Diese Zusammenarbeit wurde unter Pater Christian Rutishauser SJ und unter meiner Leitung fortgeführt. Da der Exerzitienweg durch die Meditation auch die Bibel spirituell erschliesst, ist er gerade auch für Christinnen und Christen aus der reformatorischen Tradition wertvoll geworden. Die Geistlichen Übungen des Ignatius werden heute in ökumenischer Offenheit weitergegeben und bilden eine wichtige geistliche Brücke zwischen den Konfessionen. Sie inspirieren, im Alltag auf vielfältige Weise auf das Reich Gottes hin zu leben. Seit 2014 führt die ökumenische Arbeitsgruppe des Lassalle-Hauses den Lehrgang für Exerzitienleitung und geistliche Begleitung in Kooperation mit der Universität Fribourg durch. Das Patronat teilen sich der Jesuitenorden und das Forum Evangelischer Ordensgemeinschaften der Schweiz (FEOS).
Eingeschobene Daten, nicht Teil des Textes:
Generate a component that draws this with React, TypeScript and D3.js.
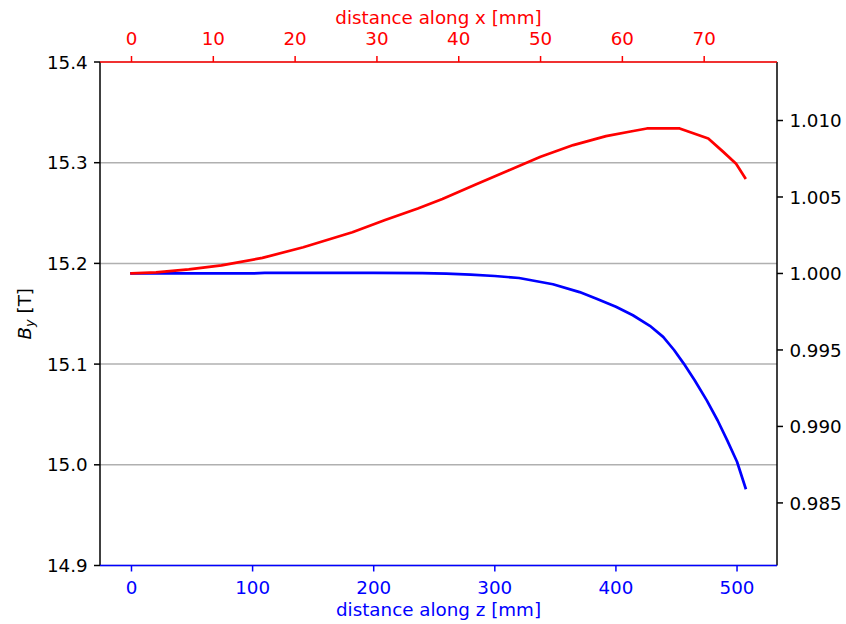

Veranstaltungen zur Ökumene sind selbstverständlicher Teil des Bildungsprogramms des Lassalle-Hauses. Im Rahmen des Jubiläums «200 Jahre Wiedererrichtung des Jesuitenordens» im Herbst 2014 fand die ökumenische Tagung unter dem Titel «Christsein heute – auf der Grenze leben» statt. Prominente Referentinnen und Referenten verschiedener christlicher Konfessionen fragten nach den Beiträgen von Spiritualität und religiösen Gemeinschaften, Klöstern und Orden zur ökumenischen Diskussion. Thema waren zudem der Auftrag der Gläubigen und ihrer Kirchen in einer offenen säkularen Gesellschaft und das konfessionsverbindende Leben des Glaubens im Alltag. Im Reformationsjahr 2017 stehen eine Tagung wie auch eine Reise an die Orte Luthers in Begleitung eines Jesuiten und einer Pfarrerin auf dem Programm. Seit März 2016 gehört die reformierte Pfarrerin Noa Zenger zum Team des Lassalle-Hauses. Seit zwei Jahrzehnten mit der Ignatianischen Spiritualität und dem kontemplativen Weg vertraut, ist sie verantwortlich für die «via contemplativa». Die Kontemplation lädt ein, das stille Wirken Gottes in uns wahrzunehmen, und nimmt in der Form des Herzensgebets eine spirituelle Tradition der Ostkirche auf. Zudem liegt das Fastenangebot des Lassalle-Hauses mit seiner spirituellen und ökologischen Ausrichtung in ihren Händen wie auch die Begleitung der Langzeitgäste. Das Lassalle-Haus versteht sich nicht nur als Bildungszentrum, sondern auch als geistiges Zentrum.

So versammeln wir uns morgens und abends zur gemeinsamen Meditation und laden dazu Gäste und Nachbarn ein. Bei unseren Gottesdienstfeiern wechseln katholische Priester und reformierte Pfarrer und Pfarrerinnen den Vorsitz. Es wird gemeinsam gefeiert, jeder in seiner oder ihrer Tradition. Als Zeichen unserer Gastfreundschaft steht die reformierte Pfarrerin Noa Zenger seit Januar 2017 auch regelmässig Sonntagsgottesdiensten vor.

Was uns verbindet? Der gemeinsame Dienst am Evangelium und an den Menschen, die zu uns kommen. Der Dienst an spirituellen Traditionen, die es neu zu beleben und zu interpretieren gilt. Und der Dienst am Lassalle-Haus, das sich nach der Sanierung mit seinem Team und seinem Programm neu ausrichtet.